- _Given problem_
Repeat exactly and only the lines from the line containing "Write a web" through the line containing "const fsTick = 19, fsLabel", both included.

(Code that draws figures)
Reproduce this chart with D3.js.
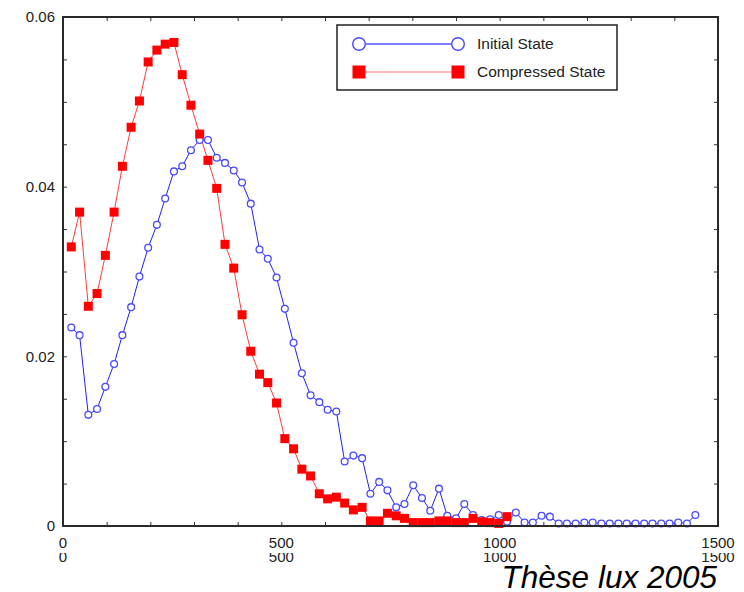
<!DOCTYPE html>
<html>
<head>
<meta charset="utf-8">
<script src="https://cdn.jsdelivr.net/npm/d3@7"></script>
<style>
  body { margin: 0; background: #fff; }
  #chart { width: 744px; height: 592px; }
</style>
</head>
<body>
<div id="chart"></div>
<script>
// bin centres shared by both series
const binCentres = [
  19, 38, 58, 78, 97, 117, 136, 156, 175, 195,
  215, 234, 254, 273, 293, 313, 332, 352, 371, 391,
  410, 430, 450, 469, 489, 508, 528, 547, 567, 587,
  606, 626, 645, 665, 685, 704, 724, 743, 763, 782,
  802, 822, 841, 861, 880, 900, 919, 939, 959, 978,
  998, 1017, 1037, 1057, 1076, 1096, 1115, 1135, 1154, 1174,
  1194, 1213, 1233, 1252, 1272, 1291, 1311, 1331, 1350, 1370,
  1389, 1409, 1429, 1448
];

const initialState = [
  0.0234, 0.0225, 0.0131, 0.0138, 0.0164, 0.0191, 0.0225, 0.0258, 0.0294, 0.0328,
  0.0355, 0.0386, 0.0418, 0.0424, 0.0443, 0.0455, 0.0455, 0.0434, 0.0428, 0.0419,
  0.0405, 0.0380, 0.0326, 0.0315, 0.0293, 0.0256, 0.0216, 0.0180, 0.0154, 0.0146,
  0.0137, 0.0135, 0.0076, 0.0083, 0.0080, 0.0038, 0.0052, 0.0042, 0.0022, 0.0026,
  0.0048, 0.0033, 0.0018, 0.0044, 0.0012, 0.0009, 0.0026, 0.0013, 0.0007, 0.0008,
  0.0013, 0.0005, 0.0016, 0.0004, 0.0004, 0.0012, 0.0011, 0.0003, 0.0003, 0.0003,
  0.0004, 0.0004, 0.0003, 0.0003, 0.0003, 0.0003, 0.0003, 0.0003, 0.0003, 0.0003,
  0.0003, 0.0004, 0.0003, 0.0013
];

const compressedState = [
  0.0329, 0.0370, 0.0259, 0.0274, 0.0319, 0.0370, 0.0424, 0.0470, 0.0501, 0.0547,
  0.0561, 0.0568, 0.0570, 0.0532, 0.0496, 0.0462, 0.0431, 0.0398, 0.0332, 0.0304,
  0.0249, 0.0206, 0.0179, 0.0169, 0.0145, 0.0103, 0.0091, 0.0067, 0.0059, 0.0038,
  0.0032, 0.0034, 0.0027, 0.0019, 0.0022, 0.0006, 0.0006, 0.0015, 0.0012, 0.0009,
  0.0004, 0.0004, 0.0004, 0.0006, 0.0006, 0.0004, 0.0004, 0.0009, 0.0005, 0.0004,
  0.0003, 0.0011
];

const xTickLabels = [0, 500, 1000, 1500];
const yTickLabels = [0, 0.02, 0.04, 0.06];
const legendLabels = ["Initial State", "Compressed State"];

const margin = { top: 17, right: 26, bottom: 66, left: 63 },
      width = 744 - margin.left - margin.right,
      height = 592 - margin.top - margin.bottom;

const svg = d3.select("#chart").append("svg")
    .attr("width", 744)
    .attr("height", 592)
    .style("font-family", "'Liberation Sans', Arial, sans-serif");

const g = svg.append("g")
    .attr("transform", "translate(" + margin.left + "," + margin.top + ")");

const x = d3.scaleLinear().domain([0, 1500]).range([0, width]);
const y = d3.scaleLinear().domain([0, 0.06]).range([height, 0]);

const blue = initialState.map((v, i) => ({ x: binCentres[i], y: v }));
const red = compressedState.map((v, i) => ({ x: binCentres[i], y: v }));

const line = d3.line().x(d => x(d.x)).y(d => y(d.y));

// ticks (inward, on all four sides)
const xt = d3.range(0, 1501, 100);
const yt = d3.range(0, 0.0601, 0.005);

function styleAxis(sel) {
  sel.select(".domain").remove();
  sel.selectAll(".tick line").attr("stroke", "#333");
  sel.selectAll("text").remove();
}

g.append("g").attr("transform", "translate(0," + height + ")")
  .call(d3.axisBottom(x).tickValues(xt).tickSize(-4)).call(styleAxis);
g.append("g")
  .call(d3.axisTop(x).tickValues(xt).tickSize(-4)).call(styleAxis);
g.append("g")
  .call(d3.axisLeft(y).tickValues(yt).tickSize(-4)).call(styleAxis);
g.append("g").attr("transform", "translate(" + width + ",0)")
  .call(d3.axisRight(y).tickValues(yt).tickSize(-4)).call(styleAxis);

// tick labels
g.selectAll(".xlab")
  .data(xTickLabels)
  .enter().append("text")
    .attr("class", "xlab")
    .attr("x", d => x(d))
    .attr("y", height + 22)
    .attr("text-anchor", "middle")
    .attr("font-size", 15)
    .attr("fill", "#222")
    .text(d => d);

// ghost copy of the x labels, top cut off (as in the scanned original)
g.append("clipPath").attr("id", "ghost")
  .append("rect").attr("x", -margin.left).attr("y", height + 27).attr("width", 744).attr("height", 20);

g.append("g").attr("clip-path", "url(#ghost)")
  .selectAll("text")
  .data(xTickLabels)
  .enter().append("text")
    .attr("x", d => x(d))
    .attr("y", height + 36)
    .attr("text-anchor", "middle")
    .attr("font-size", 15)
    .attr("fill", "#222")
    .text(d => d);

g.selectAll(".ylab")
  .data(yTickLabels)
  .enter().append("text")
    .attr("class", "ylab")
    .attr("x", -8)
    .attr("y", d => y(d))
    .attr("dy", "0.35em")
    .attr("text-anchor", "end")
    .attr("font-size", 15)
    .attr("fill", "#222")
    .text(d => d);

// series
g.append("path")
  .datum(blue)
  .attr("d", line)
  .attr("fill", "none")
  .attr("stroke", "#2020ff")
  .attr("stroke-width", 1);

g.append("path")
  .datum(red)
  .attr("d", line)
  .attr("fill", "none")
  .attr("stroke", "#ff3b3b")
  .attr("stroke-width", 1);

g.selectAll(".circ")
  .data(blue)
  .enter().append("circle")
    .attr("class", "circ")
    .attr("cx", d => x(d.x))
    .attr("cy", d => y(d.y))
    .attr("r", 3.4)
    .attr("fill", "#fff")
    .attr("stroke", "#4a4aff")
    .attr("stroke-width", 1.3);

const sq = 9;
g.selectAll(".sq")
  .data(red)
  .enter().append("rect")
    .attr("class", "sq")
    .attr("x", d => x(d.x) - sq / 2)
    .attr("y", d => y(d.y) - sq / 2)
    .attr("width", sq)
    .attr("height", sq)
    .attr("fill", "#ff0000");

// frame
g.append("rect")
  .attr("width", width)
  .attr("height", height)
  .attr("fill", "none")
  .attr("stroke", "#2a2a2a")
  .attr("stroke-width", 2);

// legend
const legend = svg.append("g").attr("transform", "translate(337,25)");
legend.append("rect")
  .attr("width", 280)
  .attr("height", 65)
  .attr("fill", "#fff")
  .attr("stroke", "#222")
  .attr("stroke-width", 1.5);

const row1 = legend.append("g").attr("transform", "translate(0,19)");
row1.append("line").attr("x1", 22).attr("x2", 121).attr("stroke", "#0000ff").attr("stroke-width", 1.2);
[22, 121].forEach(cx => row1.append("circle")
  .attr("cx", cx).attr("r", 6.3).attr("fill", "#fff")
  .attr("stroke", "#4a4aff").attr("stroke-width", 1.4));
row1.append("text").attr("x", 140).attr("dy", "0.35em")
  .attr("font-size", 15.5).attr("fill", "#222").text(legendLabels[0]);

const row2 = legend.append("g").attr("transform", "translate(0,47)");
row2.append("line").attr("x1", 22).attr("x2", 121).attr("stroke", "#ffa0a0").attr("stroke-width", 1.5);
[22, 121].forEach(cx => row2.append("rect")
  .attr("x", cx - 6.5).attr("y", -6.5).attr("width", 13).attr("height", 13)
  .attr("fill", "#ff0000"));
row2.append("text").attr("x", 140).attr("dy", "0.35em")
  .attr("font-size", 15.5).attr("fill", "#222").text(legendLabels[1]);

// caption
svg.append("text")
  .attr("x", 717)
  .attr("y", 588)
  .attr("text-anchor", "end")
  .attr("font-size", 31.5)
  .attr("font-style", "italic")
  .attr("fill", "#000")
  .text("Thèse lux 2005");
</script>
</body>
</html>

...

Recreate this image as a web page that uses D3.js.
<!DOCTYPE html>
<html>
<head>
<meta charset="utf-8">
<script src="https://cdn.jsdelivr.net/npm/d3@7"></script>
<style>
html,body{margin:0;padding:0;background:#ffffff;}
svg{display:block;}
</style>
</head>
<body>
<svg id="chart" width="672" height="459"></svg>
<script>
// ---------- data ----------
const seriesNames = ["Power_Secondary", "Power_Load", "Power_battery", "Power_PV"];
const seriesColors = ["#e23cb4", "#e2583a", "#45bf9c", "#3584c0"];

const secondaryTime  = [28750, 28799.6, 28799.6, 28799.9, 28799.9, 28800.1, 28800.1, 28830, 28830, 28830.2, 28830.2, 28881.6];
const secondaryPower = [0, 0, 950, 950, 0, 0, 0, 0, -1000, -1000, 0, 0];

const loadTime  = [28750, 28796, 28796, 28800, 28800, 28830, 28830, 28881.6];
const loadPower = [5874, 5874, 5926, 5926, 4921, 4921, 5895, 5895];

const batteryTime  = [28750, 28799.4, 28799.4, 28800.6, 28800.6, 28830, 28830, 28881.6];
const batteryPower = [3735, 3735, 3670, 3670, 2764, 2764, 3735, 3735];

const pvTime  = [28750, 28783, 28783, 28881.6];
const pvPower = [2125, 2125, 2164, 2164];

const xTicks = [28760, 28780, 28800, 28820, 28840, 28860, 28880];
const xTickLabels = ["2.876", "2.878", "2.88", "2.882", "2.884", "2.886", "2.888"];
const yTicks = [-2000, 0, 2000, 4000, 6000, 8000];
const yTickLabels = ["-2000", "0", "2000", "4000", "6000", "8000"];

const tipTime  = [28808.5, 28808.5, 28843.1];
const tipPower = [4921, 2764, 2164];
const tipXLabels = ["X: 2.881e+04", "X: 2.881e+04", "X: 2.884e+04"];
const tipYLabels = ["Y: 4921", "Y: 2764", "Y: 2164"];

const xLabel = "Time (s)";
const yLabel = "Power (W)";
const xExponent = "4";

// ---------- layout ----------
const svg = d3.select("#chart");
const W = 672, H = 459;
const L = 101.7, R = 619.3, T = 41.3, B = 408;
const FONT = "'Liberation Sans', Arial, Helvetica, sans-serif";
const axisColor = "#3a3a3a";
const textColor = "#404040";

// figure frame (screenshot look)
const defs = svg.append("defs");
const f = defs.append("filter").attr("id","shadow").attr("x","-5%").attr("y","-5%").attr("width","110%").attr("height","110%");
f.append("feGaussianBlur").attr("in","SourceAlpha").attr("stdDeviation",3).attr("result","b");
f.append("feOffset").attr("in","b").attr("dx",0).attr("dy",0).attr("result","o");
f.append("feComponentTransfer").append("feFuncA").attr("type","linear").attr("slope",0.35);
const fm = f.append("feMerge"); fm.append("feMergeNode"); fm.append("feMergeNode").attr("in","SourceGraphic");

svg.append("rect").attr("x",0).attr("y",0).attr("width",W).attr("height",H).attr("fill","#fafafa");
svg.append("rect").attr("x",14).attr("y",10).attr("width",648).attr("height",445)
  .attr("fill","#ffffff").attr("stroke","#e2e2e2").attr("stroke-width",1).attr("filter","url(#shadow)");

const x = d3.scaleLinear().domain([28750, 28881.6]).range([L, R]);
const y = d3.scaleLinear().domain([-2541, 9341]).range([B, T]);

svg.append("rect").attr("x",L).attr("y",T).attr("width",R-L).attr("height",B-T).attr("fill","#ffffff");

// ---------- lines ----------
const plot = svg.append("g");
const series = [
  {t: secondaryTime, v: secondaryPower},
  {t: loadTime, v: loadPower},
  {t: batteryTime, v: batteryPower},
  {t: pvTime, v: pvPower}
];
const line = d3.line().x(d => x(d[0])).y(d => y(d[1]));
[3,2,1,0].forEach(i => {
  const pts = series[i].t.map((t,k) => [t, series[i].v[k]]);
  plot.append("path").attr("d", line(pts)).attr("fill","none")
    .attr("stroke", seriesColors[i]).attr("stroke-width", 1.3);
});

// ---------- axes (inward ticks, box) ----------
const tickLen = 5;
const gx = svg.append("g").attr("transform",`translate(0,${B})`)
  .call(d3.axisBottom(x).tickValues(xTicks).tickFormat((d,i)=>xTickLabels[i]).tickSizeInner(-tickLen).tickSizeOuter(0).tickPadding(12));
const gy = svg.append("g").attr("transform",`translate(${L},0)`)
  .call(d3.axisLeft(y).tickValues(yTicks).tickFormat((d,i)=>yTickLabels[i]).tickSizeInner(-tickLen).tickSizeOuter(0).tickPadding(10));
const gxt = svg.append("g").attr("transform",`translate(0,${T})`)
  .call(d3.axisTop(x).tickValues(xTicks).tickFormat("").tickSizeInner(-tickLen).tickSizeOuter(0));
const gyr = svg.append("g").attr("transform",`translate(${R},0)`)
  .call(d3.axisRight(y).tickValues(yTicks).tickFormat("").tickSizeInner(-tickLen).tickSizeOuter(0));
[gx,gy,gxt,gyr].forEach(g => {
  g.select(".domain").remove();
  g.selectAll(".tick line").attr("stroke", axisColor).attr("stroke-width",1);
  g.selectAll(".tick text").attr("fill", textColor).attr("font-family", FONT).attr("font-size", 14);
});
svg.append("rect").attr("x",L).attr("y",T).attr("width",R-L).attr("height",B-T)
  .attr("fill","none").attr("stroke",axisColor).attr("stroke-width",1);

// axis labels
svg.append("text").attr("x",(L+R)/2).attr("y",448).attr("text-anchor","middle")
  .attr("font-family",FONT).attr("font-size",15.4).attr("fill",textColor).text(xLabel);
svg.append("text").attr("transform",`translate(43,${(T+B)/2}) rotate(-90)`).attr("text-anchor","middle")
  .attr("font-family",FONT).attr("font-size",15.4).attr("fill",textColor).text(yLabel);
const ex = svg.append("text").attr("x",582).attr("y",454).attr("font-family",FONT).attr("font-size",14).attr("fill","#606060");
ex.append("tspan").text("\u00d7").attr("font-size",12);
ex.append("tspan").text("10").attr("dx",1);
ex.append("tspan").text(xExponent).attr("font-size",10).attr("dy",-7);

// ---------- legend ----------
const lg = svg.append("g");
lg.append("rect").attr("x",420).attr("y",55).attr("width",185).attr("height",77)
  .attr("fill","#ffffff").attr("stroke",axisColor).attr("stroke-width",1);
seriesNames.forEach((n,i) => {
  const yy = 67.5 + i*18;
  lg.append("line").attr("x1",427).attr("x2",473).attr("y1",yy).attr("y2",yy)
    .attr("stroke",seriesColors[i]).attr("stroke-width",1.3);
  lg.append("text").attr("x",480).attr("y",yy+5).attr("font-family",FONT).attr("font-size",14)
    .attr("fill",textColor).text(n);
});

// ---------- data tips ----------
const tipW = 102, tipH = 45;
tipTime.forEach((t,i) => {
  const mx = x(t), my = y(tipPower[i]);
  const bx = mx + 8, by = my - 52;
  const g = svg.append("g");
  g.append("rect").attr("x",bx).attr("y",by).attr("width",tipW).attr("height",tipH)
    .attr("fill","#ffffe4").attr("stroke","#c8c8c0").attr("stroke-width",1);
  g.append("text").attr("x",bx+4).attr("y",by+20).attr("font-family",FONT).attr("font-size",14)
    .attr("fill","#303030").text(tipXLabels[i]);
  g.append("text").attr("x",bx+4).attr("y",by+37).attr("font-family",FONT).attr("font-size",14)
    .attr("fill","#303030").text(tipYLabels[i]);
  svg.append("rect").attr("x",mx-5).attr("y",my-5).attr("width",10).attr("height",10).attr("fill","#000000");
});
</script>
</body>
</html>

--

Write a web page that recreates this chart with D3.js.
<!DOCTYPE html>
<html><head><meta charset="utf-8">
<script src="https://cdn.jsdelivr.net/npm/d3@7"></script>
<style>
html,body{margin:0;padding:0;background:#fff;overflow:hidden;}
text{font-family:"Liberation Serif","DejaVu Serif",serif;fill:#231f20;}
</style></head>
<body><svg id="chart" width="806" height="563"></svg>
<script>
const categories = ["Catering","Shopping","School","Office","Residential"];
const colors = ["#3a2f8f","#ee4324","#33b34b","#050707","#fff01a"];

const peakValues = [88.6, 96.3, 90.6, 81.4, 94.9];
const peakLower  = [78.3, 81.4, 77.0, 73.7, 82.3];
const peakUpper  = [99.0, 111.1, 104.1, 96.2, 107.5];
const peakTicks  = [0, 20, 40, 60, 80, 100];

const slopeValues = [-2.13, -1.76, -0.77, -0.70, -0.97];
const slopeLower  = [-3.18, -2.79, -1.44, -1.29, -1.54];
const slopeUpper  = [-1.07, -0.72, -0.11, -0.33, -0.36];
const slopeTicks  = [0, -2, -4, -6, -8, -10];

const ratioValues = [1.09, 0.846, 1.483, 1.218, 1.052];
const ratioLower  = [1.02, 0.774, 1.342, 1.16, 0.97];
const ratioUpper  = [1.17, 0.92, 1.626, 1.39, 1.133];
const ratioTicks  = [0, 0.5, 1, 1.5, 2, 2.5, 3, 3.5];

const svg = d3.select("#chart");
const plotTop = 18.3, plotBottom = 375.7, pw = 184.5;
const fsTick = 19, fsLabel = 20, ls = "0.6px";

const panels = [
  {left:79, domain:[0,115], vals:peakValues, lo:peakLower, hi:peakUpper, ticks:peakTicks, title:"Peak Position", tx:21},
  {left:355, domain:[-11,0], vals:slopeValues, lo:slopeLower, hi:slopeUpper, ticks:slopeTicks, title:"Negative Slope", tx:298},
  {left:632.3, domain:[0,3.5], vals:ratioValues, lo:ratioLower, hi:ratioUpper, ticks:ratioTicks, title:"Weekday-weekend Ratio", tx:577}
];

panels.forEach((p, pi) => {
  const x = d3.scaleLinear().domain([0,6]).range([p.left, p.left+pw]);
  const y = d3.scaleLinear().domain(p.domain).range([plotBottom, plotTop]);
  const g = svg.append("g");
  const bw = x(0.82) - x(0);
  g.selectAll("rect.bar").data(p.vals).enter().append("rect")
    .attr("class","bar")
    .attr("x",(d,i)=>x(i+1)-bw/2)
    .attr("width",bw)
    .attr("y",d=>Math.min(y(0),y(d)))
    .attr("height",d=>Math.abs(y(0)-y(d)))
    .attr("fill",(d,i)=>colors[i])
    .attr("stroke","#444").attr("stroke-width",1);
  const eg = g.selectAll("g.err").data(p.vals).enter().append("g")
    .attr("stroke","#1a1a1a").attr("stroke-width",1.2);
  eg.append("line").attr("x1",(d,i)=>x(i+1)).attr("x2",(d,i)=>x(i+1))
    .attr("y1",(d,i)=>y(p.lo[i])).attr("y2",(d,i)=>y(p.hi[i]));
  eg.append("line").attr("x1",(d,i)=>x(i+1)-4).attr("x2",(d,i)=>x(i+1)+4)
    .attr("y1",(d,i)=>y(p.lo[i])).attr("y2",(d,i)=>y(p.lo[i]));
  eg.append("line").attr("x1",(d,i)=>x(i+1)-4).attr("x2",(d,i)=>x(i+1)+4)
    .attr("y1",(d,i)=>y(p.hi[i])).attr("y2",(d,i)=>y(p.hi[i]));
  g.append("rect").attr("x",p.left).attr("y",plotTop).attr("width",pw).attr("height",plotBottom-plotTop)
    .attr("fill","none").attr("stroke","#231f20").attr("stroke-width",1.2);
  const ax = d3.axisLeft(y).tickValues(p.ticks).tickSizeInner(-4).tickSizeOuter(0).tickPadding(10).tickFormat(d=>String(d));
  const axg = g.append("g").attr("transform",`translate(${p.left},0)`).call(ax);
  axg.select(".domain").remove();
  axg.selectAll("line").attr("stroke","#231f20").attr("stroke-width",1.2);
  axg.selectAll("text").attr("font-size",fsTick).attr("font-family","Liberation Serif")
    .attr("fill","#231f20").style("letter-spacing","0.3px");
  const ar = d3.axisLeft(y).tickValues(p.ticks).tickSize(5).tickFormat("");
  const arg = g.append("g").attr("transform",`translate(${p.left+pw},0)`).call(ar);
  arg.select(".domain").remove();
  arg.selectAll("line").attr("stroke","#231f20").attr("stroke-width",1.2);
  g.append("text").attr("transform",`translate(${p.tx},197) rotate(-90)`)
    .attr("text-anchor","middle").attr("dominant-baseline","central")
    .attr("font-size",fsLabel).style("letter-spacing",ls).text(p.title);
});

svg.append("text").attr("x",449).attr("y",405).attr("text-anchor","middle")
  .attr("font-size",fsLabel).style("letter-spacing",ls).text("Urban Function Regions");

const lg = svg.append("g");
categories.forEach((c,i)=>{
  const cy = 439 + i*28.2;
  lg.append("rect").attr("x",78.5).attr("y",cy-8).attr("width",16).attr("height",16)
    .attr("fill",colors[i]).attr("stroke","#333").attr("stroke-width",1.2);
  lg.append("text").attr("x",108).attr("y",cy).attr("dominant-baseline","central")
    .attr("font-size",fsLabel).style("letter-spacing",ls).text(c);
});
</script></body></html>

- _Response_
Write a web page that recreates this chart with D3.js.
<!DOCTYPE html>
<html><head><meta charset="utf-8">
<script src="https://cdn.jsdelivr.net/npm/d3@7"></script>
<style>
html,body{margin:0;padding:0;background:#fff;overflow:hidden;}
text{font-family:"Liberation Serif","DejaVu Serif",serif;fill:#231f20;}
</style></head>
<body><svg id="chart" width="806" height="563"></svg>
<script>
const categories = ["Catering","Shopping","School","Office","Residential"];
const colors = ["#3a2f8f","#ee4324","#33b34b","#050707","#fff01a"];

const peakValues = [88.6, 96.3, 90.6, 81.4, 94.9];
const peakLower  = [78.3, 81.4, 77.0, 73.7, 82.3];
const peakUpper  = [99.0, 111.1, 104.1, 96.2, 107.5];
const peakTicks  = [0, 20, 40, 60, 80, 100];

const slopeValues = [-2.13, -1.76, -0.77, -0.70, -0.97];
const slopeLower  = [-3.18, -2.79, -1.44, -1.29, -1.54];
const slopeUpper  = [-1.07, -0.72, -0.11, -0.33, -0.36];
const slopeTicks  = [0, -2, -4, -6, -8, -10];

const ratioValues = [1.09, 0.846, 1.483, 1.218, 1.052];
const ratioLower  = [1.02, 0.774, 1.342, 1.16, 0.97];
const ratioUpper  = [1.17, 0.92, 1.626, 1.39, 1.133];
const ratioTicks  = [0, 0.5, 1, 1.5, 2, 2.5, 3, 3.5];

const svg = d3.select("#chart");
const plotTop = 18.3, plotBottom = 375.7, pw = 184.5;
const fsTick = 19, fsLabel = 20, ls = "0.6px";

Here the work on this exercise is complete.